Motifs
The term motif refers to any recurring element – in storytelling as in music or other arts.
Examples of elements that turn up repeatedly within a whole are an image on a tapestry or a particular sequence of notes in a symphony. The dispersal of these elements creates a pattern. It is therefore part of the artist’s craft to have some sort of design principle determine this pattern.
What motifs do
Motifs do not make a plot. But since they make patterns they are part of the structure of a story. And they help add a layer of meaning.
In other words, if a motif is present excessively in the first half of a story, and hardly at all in the second, then the author had better be aware of a reason for this uneven distribution. The distribution – the pattern – carries meaning to the audience. Remember, the audience yearns for meaning, is always striving to understand what the story is trying to convey at any given point. This demand for some sort of raison d’être for each element of a story, or for a sense of order within the whole, may well be unconscious to the audience much of the time, but ultimately the experience of the story is more satisfying when the audience can work out reasons and meaning.
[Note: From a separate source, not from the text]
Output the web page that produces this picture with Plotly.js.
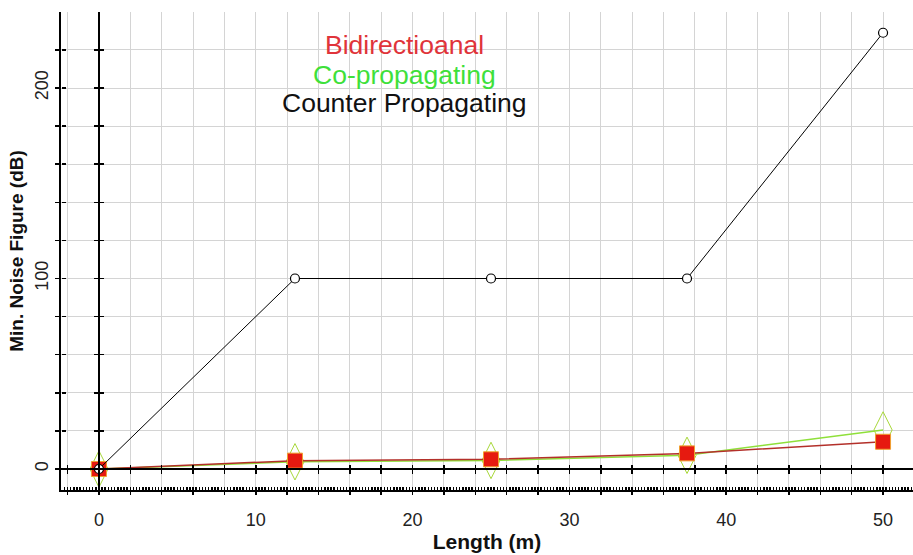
<!DOCTYPE html>
<html>
<head>
<meta charset="utf-8">
<script src="https://cdn.plot.ly/plotly-3.0.1.min.js"></script>
<style>html,body{margin:0;padding:0;background:#fff;}#chart{width:913px;height:555px;}</style>
</head>
<body>
<div id="chart"></div>
<script>
// ---- data ----
var lengths = [0, 12.5, 25, 37.5, 50];
var counterProp = [0, 100, 100, 100, 229];
var coProp = [0, 3.8, 4.5, 7.2, 20.5];
var bidir = [0, 4.4, 5.1, 8.2, 14.3];
var seriesNames = ["Bidirectioanal", "Co-propagating", "Counter Propagating"];
var xTitle = "Length (m)";
var yTitle = "Min. Noise Figure (dB)";

// ---- styling ----
var xRange = [-2.42, 51.91];
var yRange = [-11.02, 239.9];
var gridCol = "#d4d4d4";
var fontFam = "Liberation Sans, Arial, sans-serif";
var xZeroPos = (0 - yRange[0]) / (yRange[1] - yRange[0]);
var yZeroPos = (0 - xRange[0]) / (xRange[1] - xRange[0]);

var traces = [
  {x: lengths, y: coProp, mode: "lines+markers", name: seriesNames[1],
   line: {color: "#8fe03a", width: 1.5},
   marker: {symbol: "diamond-tall-open", size: 26, color: "#a8d83a", line: {width: 1}}},
  {x: lengths, y: bidir, mode: "lines+markers", name: seriesNames[0],
   line: {color: "#b3302a", width: 1.5},
   marker: {symbol: "square", size: 15, color: "#e61a10", line: {color: "#f0a030", width: 1}}},
  {x: lengths, y: counterProp, mode: "lines+markers", name: seriesNames[2],
   line: {color: "#000000", width: 1},
   marker: {symbol: "circle", size: 9, color: "#ffffff", line: {color: "#000000", width: 1.2}}},
  // helper empty traces so the overlay axes are drawn
  {x: [], y: [], xaxis: "x2", yaxis: "y", hoverinfo: "skip", showlegend: false},
  {x: [], y: [], xaxis: "x3", yaxis: "y", hoverinfo: "skip", showlegend: false},
  {x: [], y: [], xaxis: "x4", yaxis: "y", hoverinfo: "skip", showlegend: false},
  {x: [], y: [], xaxis: "x", yaxis: "y2", hoverinfo: "skip", showlegend: false},
  {x: [], y: [], xaxis: "x", yaxis: "y3", hoverinfo: "skip", showlegend: false},
  {x: [], y: [], xaxis: "x", yaxis: "y4", hoverinfo: "skip", showlegend: false}
];

function overlayX(pos, ticks, dtick, len, showline) {
  return {overlaying: "x", anchor: "free", position: pos, range: xRange, showgrid: false,
    zeroline: false, showline: showline, linecolor: "#000", linewidth: 2, ticks: ticks,
    ticklen: len, tickwidth: 1.5, tickcolor: "#000", tick0: 0, dtick: dtick, showticklabels: false};
}
function overlayY(pos, ticks, dtick, len, showline) {
  return {overlaying: "y", anchor: "free", position: pos, range: yRange, showgrid: false,
    zeroline: false, showline: showline, linecolor: "#000", linewidth: 2, ticks: ticks,
    ticklen: len, tickwidth: 1.5, tickcolor: "#000", tick0: 0, dtick: dtick, showticklabels: false};
}

var annotations = [];
var legendColors = ["#e0343a", "#3ee03a", "#111111"];
var legendY = [45, 75, 103];
for (var i = 0; i < seriesNames.length; i++) {
  annotations.push({xref: "paper", yref: "paper", x: (404 - 61) / 852, y: (490 - legendY[i]) / 478,
    xanchor: "center", yanchor: "middle", showarrow: false, text: seriesNames[i],
    font: {family: fontFam, size: 26.5, color: legendColors[i]}});
}

var layout = {
  width: 913, height: 555,
  margin: {l: 61, r: 0, t: 12, b: 65, pad: 0},
  paper_bgcolor: "#fff", plot_bgcolor: "#fff",
  showlegend: false,
  font: {family: fontFam, color: "#222"},
  xaxis: {range: xRange, dtick: 10, tick0: 0, showgrid: true, gridcolor: gridCol, gridwidth: 1,
    zeroline: false, showline: true, linecolor: "#000", linewidth: 2,
    ticks: "outside", ticklen: 3, tickcolor: "#000", tickwidth: 1.5, ticklabelstandoff: 9,
    tickfont: {size: 18, color: "#222"},
    minor: {dtick: 2, tick0: 0, showgrid: true, gridcolor: gridCol, gridwidth: 1, ticks: "outside", ticklen: 3, tickcolor: "#000"},
    title: {text: xTitle, font: {size: 21, color: "#111", weight: "bold"}, standoff: 6}},
  yaxis: {range: yRange, dtick: 100, tick0: 0, showgrid: true, gridcolor: gridCol, gridwidth: 1,
    zeroline: false, showline: true, linecolor: "#000", linewidth: 2,
    ticks: "outside", ticklen: 4, tickcolor: "#000", tickwidth: 1.5, tickangle: -90,
    tickfont: {size: 18, color: "#222"},
    minor: {dtick: 20, tick0: 0, showgrid: true, gridcolor: gridCol, gridwidth: 1, ticks: "outside", ticklen: 4, tickcolor: "#000"},
    title: {text: yTitle, font: {size: 19, color: "#111", weight: "bold"}, standoff: 3}},
  xaxis2: overlayX(xZeroPos, "outside", 2, 4, true),
  xaxis3: overlayX(xZeroPos, "inside", 2, 4, false),
  xaxis4: overlayX(0, "inside", 0.2, 3, false),
  yaxis2: overlayY(yZeroPos, "outside", 20, 4, true),
  yaxis3: overlayY(yZeroPos, "inside", 20, 4, false),
  yaxis4: overlayY(0, "inside", 20, 4, false),
  annotations: annotations
};

Plotly.newPlot("chart", traces, layout, {staticPlot: true, displayModeBar: false});
</script>
</body>
</html>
In stories, motifs can be almost anything. Objects, actions, metaphors, symbols, colours, or images can be motifs. What defines an element as a motif is the systematic deployment within the story rather than the thing itself.
How motifs work
Motifs work best when they are subtle and appear with variations. Let’s say a story culminates with a death by drowning. If water is a motif, then the author could have it rain in one scene, another scene might take place on a boat, one more feature a water tap or spout, yet another have the characters cross a bridge, and so on. When the drowning then finally takes place, all the water that has appeared previously – seemingly at random – suddenly gains an enormous force.
A motif could be apples, water, hair, anything. Blood and the washing of hands is a recurring motif in Shakespeare’s Macbeth, the colour grey in Goethe’s Faust. In Blade Runner, it is eyes. A motif can lay the groundwork for theme in story. The eyes in Blade Runner elegantly refer to one of the movie’s central themes, which is the Cartesian idea that though we may see and perceive the world around us, we cannot necessarily see the reality of who we really are.
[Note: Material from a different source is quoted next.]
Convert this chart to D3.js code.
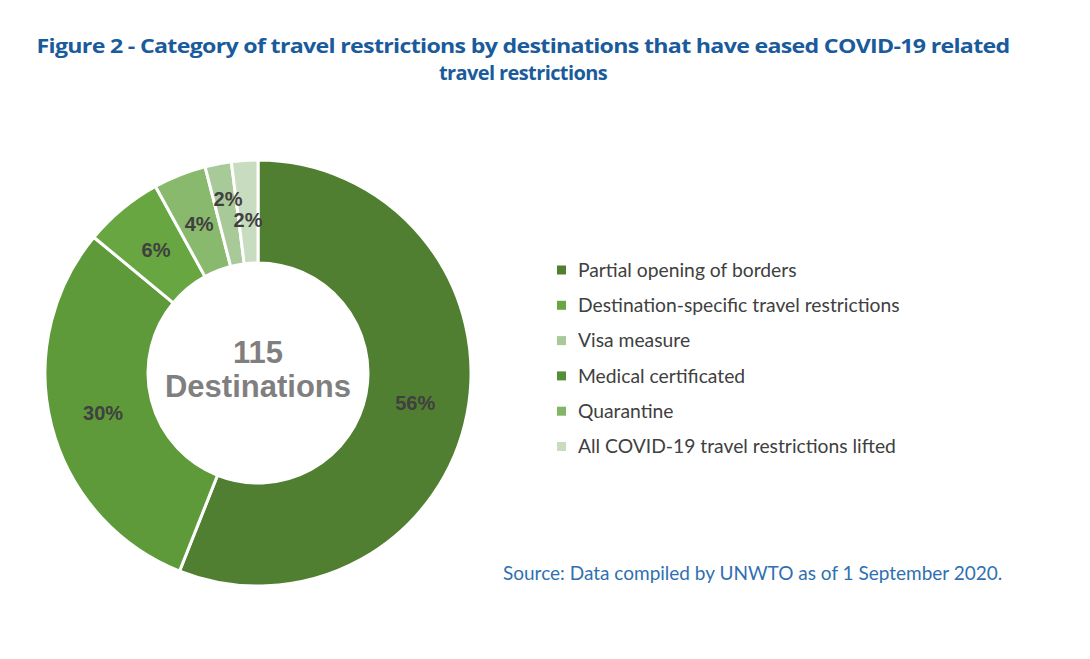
<!DOCTYPE html>
<html>
<head>
<meta charset="utf-8">
<script src="https://cdn.jsdelivr.net/npm/d3@7"></script>
<style>
    body { margin: 0; background: #fff; }
</style>
</head>
<body>
<div id="chart"></div>
<script>
// slice values (share of destinations, %), clockwise from 12 o'clock
const sliceValues = [56, 30, 6, 4, 2, 2];
const sliceColors = ["#507f31", "#5e9a3a", "#68a641", "#89b96d", "#a8c998", "#c8dcbf"];

const legendLabels = [
    "Partial opening of borders",
    "Destination-specific travel restrictions",
    "Visa measure",
    "Medical certificated",
    "Quarantine",
    "All COVID-19 travel restrictions lifted",
];
const legendColors = ["#507f31", "#68a641", "#a8c998", "#558e36", "#82b565", "#c8dcbf"];

const centerLines = ["115", "Destinations"];
const titleLines = [
    "Figure 2 - Category of travel restrictions by destinations that have eased COVID-19 related",
    "travel restrictions",
];
const sourceText = "Source: Data compiled by UNWTO as of 1 September 2020.";

const width = 1090;
const height = 659;
const cx = 258, cy = 373;
const outerR = 213, innerR = 110, labelR = 160;
// small nudges for the two crowded 2% labels
const labelNudge = [0, 0, 0, 0, -17, 6];

const svg = d3.select("#chart")
    .append("svg")
    .attr("width", width)
    .attr("height", height);

// title
svg.append("g")
    .selectAll("text")
    .data(titleLines)
    .join("text")
    .attr("x", 523)
    .attr("y", (_, i) => 53 + i * 27)
    .attr("text-anchor", "middle")
    .attr("fill", "#1a5b9c")
    .attr("font-family", "'Open Sans', sans-serif")
    .attr("font-weight", 700)
    .attr("font-size", 20)
    .attr("letter-spacing", -0.6)
    .attr("textLength", (_, i) => i == 0 ? 973 : null)
    .attr("lengthAdjust", "spacingAndGlyphs")
    .text(d => d);

const pie = d3.pie().sort(null).value(d => d);
const arcs = pie(sliceValues);
const arc = d3.arc().innerRadius(innerR).outerRadius(outerR);
const labelArc = d3.arc().innerRadius(labelR).outerRadius(labelR);

const g = svg.append("g").attr("transform", `translate(${cx},${cy})`);

g.selectAll("path")
    .data(arcs)
    .join("path")
    .attr("d", arc)
    .attr("fill", (_, i) => sliceColors[i])
    .attr("stroke", "#fff")
    .attr("stroke-width", 3)
    .attr("stroke-linejoin", "miter");

g.selectAll("text.pct")
    .data(arcs)
    .join("text")
    .attr("class", "pct")
    .attr("x", d => labelArc.centroid(d)[0])
    .attr("y", (d, i) => labelArc.centroid(d)[1] + labelNudge[i])
    .attr("dy", "0.36em")
    .attr("text-anchor", "middle")
    .attr("fill", "#404040")
    .attr("font-family", "Arial, 'Liberation Sans', sans-serif")
    .attr("font-weight", 700)
    .attr("font-size", 20)
    .text(d => d.data + "%");

g.selectAll("text.center")
    .data(centerLines)
    .join("text")
    .attr("class", "center")
    .attr("x", 0)
    .attr("y", (_, i) => -21 + i * 34)
    .attr("dy", "0.36em")
    .attr("text-anchor", "middle")
    .attr("fill", "#7f7f7f")
    .attr("font-family", "Arial, 'Liberation Sans', sans-serif")
    .attr("font-weight", 700)
    .attr("font-size", 31)
    .text(d => d);

// legend
const legend = svg.append("g")
    .selectAll("g")
    .data(legendLabels)
    .join("g")
    .attr("transform", (_, i) => `translate(557,${270 + i * 35.3})`);

legend.append("rect")
    .attr("x", 0)
    .attr("y", -4.5)
    .attr("width", 9)
    .attr("height", 9)
    .attr("fill", (_, i) => legendColors[i]);

legend.append("text")
    .attr("x", 21)
    .attr("y", 0)
    .attr("dy", "0.35em")
    .attr("fill", "#404040")
    .attr("font-family", "Lato, 'Open Sans', sans-serif")
    .attr("font-size", 19.3)
    .text(d => d);

svg.append("text")
    .attr("x", 503)
    .attr("y", 580)
    .attr("fill", "#2f70b2")
    .attr("font-family", "Lato, 'Open Sans', sans-serif")
    .attr("font-size", 19)
    .text(sourceText);
</script>
</body>
</html>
Connected concepts and terms
Sometimes the term motif is used in a broader sense, not just within one work, but across many which are connected by elements that recur. In this sense, the wicked stepmother is a familiar motif in fairy tales. In fact, students of comparative folklore use a method to classify motifs and plot types called the Aarne-Thompson, or nowadays the Aarne-Thompson-Uther, classification system. Motif S31 is the cruel stepmother.
Sometimes the term topos is used to mean a similar intertextual effect, though originally topos refers to a line of argumentation which may have become a commonplace (such as “all men must die”).
A trope is the use of certain words in a particular way with the intention of creating an artistic or rhetorical effect. Tropes are the linguistic equivalents of motifs in that they gain their power and meaning through repetition and variation.